Free speech legal experts are more torn than Webb on a court case's possible outcome. At the heart of the case: how a court interprets the school board's history and motives, they say.

The issues' two sides are these: Liberty Counsel -- a Christian free speech organization advising Giles County -- says the historical display, of nine documents, is legal because it focuses on the history of law rather than solely the commandments. In short, the board's decision was a secular and educational one.

Meanwhile, the American Civil Liberties Union of Virginia and Wisconsin-based Freedom From Religion Foundation challenge that the school board's actions are religious and violate First Amendment rights.

The opposition groups represent two anonymous Giles County families and have said they will file suit against the school board in U.S. District Court. The groups had not done so as of Wednesday.

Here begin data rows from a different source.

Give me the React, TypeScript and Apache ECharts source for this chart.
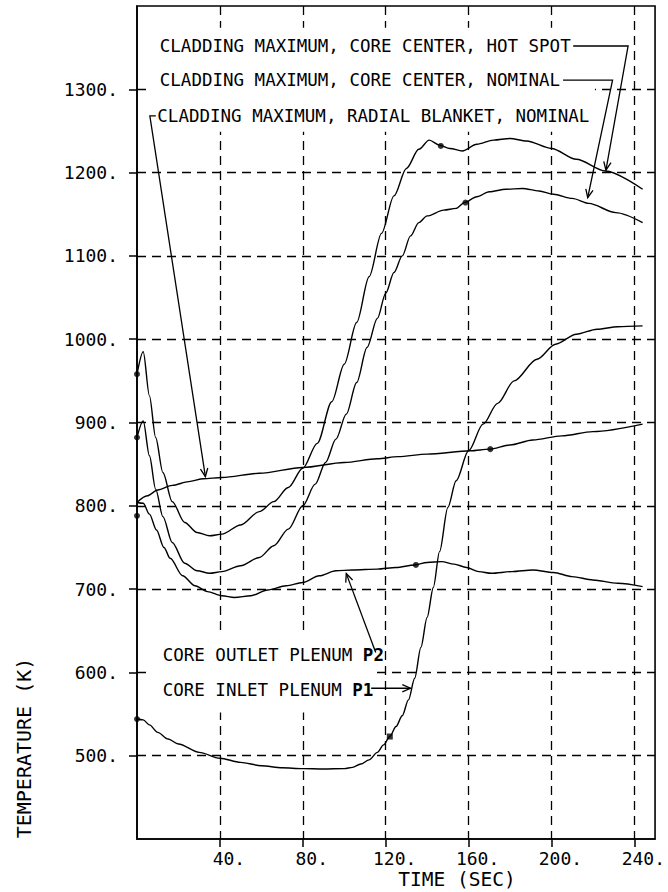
import React, { useEffect, useRef } from "react";
import * as echarts from "echarts";

// Time axis (s) and temperature (K) samples for each trace
const hotSpotTime = [0, 3, 6, 9, 12.5, 17, 23, 29, 35, 41, 50, 59, 66, 73, 80, 87, 94, 100, 106, 112, 118, 124, 130, 136, 141, 146, 151, 157, 164, 172, 180, 188, 200, 212, 226, 244];
const hotSpotTemp = [958, 985, 932, 882, 840, 805, 780, 768, 764, 766, 777, 793, 805, 822, 845, 875, 925, 970, 1020, 1075, 1127, 1172, 1205, 1228, 1239, 1233, 1229, 1226, 1234, 1239, 1241, 1238, 1229, 1216, 1202, 1180];

const nominalTime = [0, 3, 6, 9, 12.5, 17, 23, 29, 35, 41, 50, 59, 66, 73, 80, 86, 91, 96, 101, 106, 111, 116, 120, 124, 128, 132, 136, 140, 148, 154, 158, 164, 170, 178, 186, 194, 201, 210, 218, 231, 244];
const nominalTemp = [882, 902, 860, 820, 787, 756, 731, 722, 719, 721, 728, 738, 752, 772, 800, 826, 852, 880, 910, 948, 990, 1025, 1055, 1080, 1100, 1124, 1140, 1148, 1155, 1157, 1164, 1171, 1177, 1180, 1181, 1178, 1174, 1169, 1163, 1152, 1140];

const blanketTime = [0, 5, 10, 17, 25, 32, 41, 59, 80, 100, 116, 126, 140, 161, 170, 180, 191, 205, 220, 244];
const blanketTemp = [804, 812, 819, 824.5, 829, 832.5, 834, 839, 846, 852, 856.5, 859, 862, 866, 868, 873, 879, 884, 889, 898];

const outletTime = [0, 3, 6, 9.4, 13, 16, 22, 28, 34, 41, 47, 55, 63, 72, 80, 88, 96, 104, 116, 125, 134, 140, 147, 153, 159, 165, 171, 181, 191, 201, 210, 220, 232, 244];
const outletTemp = [804, 803, 790, 771, 750, 737, 716, 704, 697, 692, 690, 692, 699, 704, 708, 716, 722, 723, 724, 726, 729, 732, 733, 730, 726, 721, 719, 721, 723, 720, 715, 711, 707, 703];

const inletTime = [0, 3, 6, 10, 15, 20, 30, 40, 50, 60, 70, 80, 90, 100, 104, 108, 112, 116, 119, 122, 125, 128, 131, 134, 137, 140, 143, 146, 150, 154, 160, 167, 174, 182, 193, 202, 212, 222, 232, 244];
const inletTemp = [544, 543, 537, 528, 520, 514, 504, 497, 492, 488, 485.5, 484.5, 484, 484.5, 486, 490, 495, 504, 513, 523, 535, 548, 567, 593, 630, 666, 702, 745, 798, 830, 866, 898, 923, 950, 976, 994, 1006, 1012, 1015, 1016];

// Plot symbols along the traces
const dotMarkers = [[0, 958], [0, 882], [0, 788], [0, 544], [146.6, 1232], [170.5, 868], [134.6, 729], [158.5, 1164]];
const squareMarkers = [[122, 523]];

// Axis ticks
const xTicks = [40, 80, 120, 160, 200, 240];
const yTicks = [500, 600, 700, 800, 900, 1000, 1100, 1200, 1300];

const FONT = "'DejaVu Sans Mono', monospace";
const INK = "#000";

const pair = (ts: number[], vs: number[]) => ts.map((t, i) => [t, vs[i]]);

export default function App() {
  const ref = useRef<HTMLDivElement>(null);

  useEffect(() => {
    const chart = echarts.init(ref.current as HTMLDivElement, null, { renderer: "svg" });

    const trace = (name: string, ts: number[], vs: number[]) => ({
      type: "line",
      name,
      data: pair(ts, vs),
      smooth: 0.3,
      smoothMonotone: "x",
      symbol: "none",
      silent: true,
      z: 2,
      lineStyle: { color: INK, width: 1.4 },
    });

    chart.setOption({
      animation: false,
      backgroundColor: "#fff",
      textStyle: { fontFamily: FONT, color: INK },
      grid: {
        left: 137,
        right: 8,
        top: 6,
        bottom: 53,
        show: true,
        borderColor: INK,
        borderWidth: 1.6,
        backgroundColor: "transparent",
      },
      xAxis: {
        type: "value",
        min: 0,
        max: 250,
        interval: 40,
        axisLine: { show: true, lineStyle: { color: INK, width: 1.6 } },
        axisTick: { show: true, length: 8, customValues: xTicks, lineStyle: { color: INK, width: 1.5 } },
        axisLabel: {
          customValues: xTicks,
          margin: 10,
          fontSize: 18,
          fontFamily: FONT,
          color: INK,
          padding: [0, 0, 0, 18],
          formatter: (v: number) => (xTicks.includes(v) ? `${v}.` : ""),
        },
        splitLine: { show: true, lineStyle: { color: INK, width: 1.3, type: [9, 6] } },
      },
      yAxis: {
        type: "value",
        min: 400,
        max: 1400,
        interval: 100,
        axisLine: { show: true, lineStyle: { color: INK, width: 1.6 } },
        axisTick: { show: true, length: 8, customValues: yTicks, lineStyle: { color: INK, width: 1.5 } },
        axisLabel: {
          customValues: yTicks,
          margin: 19,
          fontSize: 18,
          fontFamily: FONT,
          color: INK,
          formatter: (v: number) => (yTicks.includes(v) ? `${v}.` : ""),
        },
        splitLine: { show: true, lineStyle: { color: INK, width: 1.3, type: [9, 6] } },
      },
      series: [
        trace("CLADDING MAXIMUM, CORE CENTER, HOT SPOT", hotSpotTime, hotSpotTemp),
        trace("CLADDING MAXIMUM, CORE CENTER, NOMINAL", nominalTime, nominalTemp),
        trace("CLADDING MAXIMUM, RADIAL BLANKET, NOMINAL", blanketTime, blanketTemp),
        trace("CORE OUTLET PLENUM P2", outletTime, outletTemp),
        trace("CORE INLET PLENUM P1", inletTime, inletTemp),
        {
          type: "scatter",
          data: dotMarkers,
          symbol: "circle",
          symbolSize: 6,
          silent: true,
          z: 3,
          itemStyle: { color: INK },
        },
        {
          type: "scatter",
          data: squareMarkers,
          symbol: "rect",
          symbolSize: 6,
          silent: true,
          z: 3,
          itemStyle: { color: INK },
        },
      ],
    });

    // Annotations are placed in data space and converted to pixels
    const px = (p: number[]) => chart.convertToPixel({ gridIndex: 0 }, p) as number[];
    const stroke = { stroke: INK, lineWidth: 1.3 };

    const arrowHead = (tip: number[], from: number[], len = 9, ang = 0.42) => {
      const a = Math.atan2(from[1] - tip[1], from[0] - tip[0]);
      return {
        type: "polyline",
        z: 5,
        shape: {
          points: [
            [tip[0] + len * Math.cos(a + ang), tip[1] + len * Math.sin(a + ang)],
            tip,
            [tip[0] + len * Math.cos(a - ang), tip[1] + len * Math.sin(a - ang)],
          ],
        },
        style: { ...stroke, fill: null },
      };
    };

    const leader = (pts: number[][]) => {
      const p = pts.map(px);
      return [
        { type: "polyline", z: 5, shape: { points: p }, style: { ...stroke, fill: null } },
        arrowHead(p[p.length - 1], p[p.length - 2]),
      ];
    };

    const label = (at: number[], text: string, rich = false) => {
      const [x, y] = px(at);
      return {
        type: "text",
        z: 5,
        x,
        y,
        style: {
          text,
          fontSize: 17.5,
          fontFamily: FONT,
          fill: INK,
          align: "left",
          verticalAlign: "middle",
          rich: rich
            ? { b: { fontSize: 17.5, fontFamily: FONT, fontWeight: "bold", fill: INK } }
            : undefined,
        },
      };
    };

    // White boxes behind the annotation blocks hide the grid there
    const mask = (a: number[], b: number[]) => {
      const p = px(a);
      const q = px(b);
      return {
        type: "rect",
        z: 1,
        shape: { x: p[0], y: p[1], width: q[0] - p[0], height: q[1] - p[1] },
        style: { fill: "#fff" },
      };
    };

    const blanketCorner = px([6.2, 1268]);
    const blanketTip = [33, 835];

    chart.setOption({
      graphic: [
        mask([5.3, 1374], [221, 1249]),
        mask([5.3, 644], [113.8, 552]),
        label([11, 1352], "CLADDING MAXIMUM, CORE CENTER, HOT SPOT"),
        ...leader([[210.5, 1352], [237, 1352], [226.3, 1203]]),
        label([11, 1311], "CLADDING MAXIMUM, CORE CENTER, NOMINAL"),
        ...leader([[205.6, 1311], [229.5, 1311], [217.5, 1170]]),
        label([9.8, 1268], "CLADDING MAXIMUM, RADIAL BLANKET, NOMINAL"),
        {
          type: "polyline",
          z: 5,
          shape: { points: [[blanketCorner[0] + 6, blanketCorner[1]], blanketCorner, px(blanketTip)] },
          style: { ...stroke, fill: null },
        },
        arrowHead(px(blanketTip), blanketCorner),
        label([12.4, 620.6], "CORE OUTLET PLENUM {b|P2}", true),
        ...leader([[115.2, 624], [101, 718.6]]),
        label([12.4, 578.7], "CORE INLET PLENUM {b|P1}", true),
        ...leader([[113, 581], [132, 581]]),
        {
          type: "text",
          z: 5,
          x: 24,
          y: 748,
          rotation: Math.PI / 2,
          style: {
            text: "TEMPERATURE (K)",
            fontSize: 20,
            fontFamily: FONT,
            fill: INK,
            align: "center",
            verticalAlign: "middle",
          },
        },
        {
          type: "text",
          z: 5,
          x: 457,
          y: 879,
          style: {
            text: "TIME (SEC)",
            fontSize: 19.5,
            fontFamily: FONT,
            fill: INK,
            align: "center",
            verticalAlign: "middle",
          },
        },
      ],
    });

    return () => chart.dispose();
  }, []);

  return (
    <div
      ref={ref}
      style={{ position: "fixed", left: 0, top: 0, width: 668, height: 892, background: "#fff" }}
    />
  );
}
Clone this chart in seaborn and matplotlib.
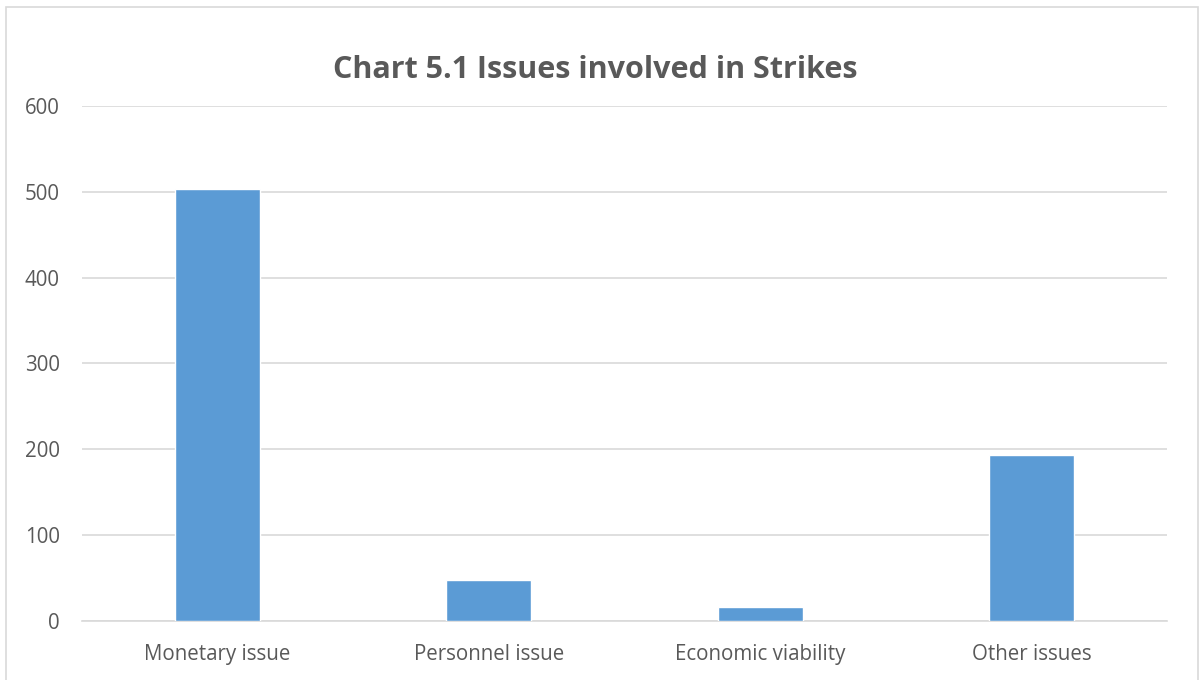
import matplotlib
matplotlib.use("Agg")
import matplotlib.pyplot as plt
import seaborn as sns
import pandas as pd
from matplotlib.patches import Rectangle

categories = ["Monetary issue", "Personnel issue", "Economic viability", "Other issues"]
values = [503, 47, 16, 193]
yticks = [0, 100, 200, 300, 400, 500, 600]
title = "Chart 5.1 Issues involved in Strikes"

sns.set_theme(style="white")
plt.rcParams['font.family'] = ['Open Sans', 'DejaVu Sans']

df = pd.DataFrame({"category": categories, "value": values})

fig = plt.figure(figsize=(12.04, 6.8), dpi=100)
ax = fig.add_axes([82/1204, 1 - 620.7/680, (1167-82)/1204, (620.7-106)/680])

sns.barplot(data=df, x="category", y="value", color="#5B9BD5", width=0.314,
            saturation=1, ax=ax, zorder=3)

ax.set_ylim(0, 600)
ax.set_xlim(-0.5, 3.5)
ax.set_yticks(yticks)
ax.yaxis.grid(True, color="#D9D9D9", linewidth=1.2, zorder=0)
ax.set_axisbelow(True)
for s in ["top", "right", "left"]:
    ax.spines[s].set_visible(False)
ax.spines["bottom"].set_color("#D9D9D9")
ax.spines["bottom"].set_linewidth(1.2)
ax.set_xlabel("")
ax.set_ylabel("")
ax.tick_params(axis="both", length=0, labelsize=14.8, labelcolor="#595959")
ax.tick_params(axis="y", pad=16)
ax.tick_params(axis="x", pad=17)

fig.text(595/1204, 1 - 70/680, title, ha="center", va="center",
         fontsize=22, fontweight="bold", color="#595959")

fig.patches.append(Rectangle((6/1204, -0.05), (1198-6)/1204, 1.05 - 7/680,
                             transform=fig.transFigure, fill=False,
                             edgecolor="#D9D9D9", linewidth=1.2))

fig.savefig("out.png", dpi=100, facecolor="white")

"If what the ACLU is saying is true, and can prove it, it's pretty clear cut," said Carl Tobias, a University of Richmond law professor and courts watcher. "It comes down to whether you can show the history of the display shows a religious purpose."

The ACLU's argument hinges on a 2005 U.S. Supreme Court judgment, McCreary County v. ACLU of Kentucky.

That case decided that McCreary and another Kentucky county could not post displays with the commandments in courthouses because earlier actions by those counties promoted religion. The Supreme Court split 5-4 in its decision.

The proposal that lawyer Bobby Lilly of Giles County gave the school board, and which the board passed with few changes Tuesday, includes wording that puts the display in a civic context. The proposal doesn't give the Ten Commandments more attention than other documents, such as the Virginia Statute for Religious Freedom, Declaration of Independence and Magna Carta.

"If there's a way to do it, this is a way to do it properly and constitutionally," said John Whitehead, founder and president of Charlottesville civil liberties group The Rutherford Institute. "The Supreme Court is in the middle on this issue; that's why it has to be argued well."

Liberty Counsel has won cases that reached appeals courts in Kentucky and Indiana that use Ten Commandments displays for secular reasons.

However, Giles County's history with this situation and the pro-commandments outpouring from churches and hundreds of citizens may factor in, said Charles Haynes, a First Amendment scholar at the Freedom Forum and Newseum's Religious Freedom Education Project director.

"If we all know what's really going on here, the court will look at that," Haynes said. "It's a close case."

Giles County schools had hung framed, church-donated copies of the commandments and U.S. Constitution in six buildings since about 1999. Legal threats from Freedom From Religion, an atheist and agnostic group, and the ACLU compelled the district to take them down in December and again in February.

In the county, many believe the school board's decision is the right one.

Pastor Shahn Wilburn has led members of Riverview Baptist Church in Ripplemead to advocate for the commandments in Giles County schools because they are part of Judeo-Christian and American government history, he said.

If the school system loses its case, it could be responsible for its opposition's legal fees.

The McCreary vs. ACLU case ended with a more than $450,000 bill that two counties must split and are struggling to pay.

Giles County's situation likely won't drag on as long or reach the Supreme Court. It probably won't cost as much, either, Haynes said, because there will be little investigation, a major expense.

Giles County supervisors Chairman Eric Gentry said his board, which provides the school district funds each year from tax revenue, has no stance on the matter.

He supports the commandments in schools and the district going to court.

"The trick there is not to lose," he said Wednesday. "We've got a long way to go before anything happens at all."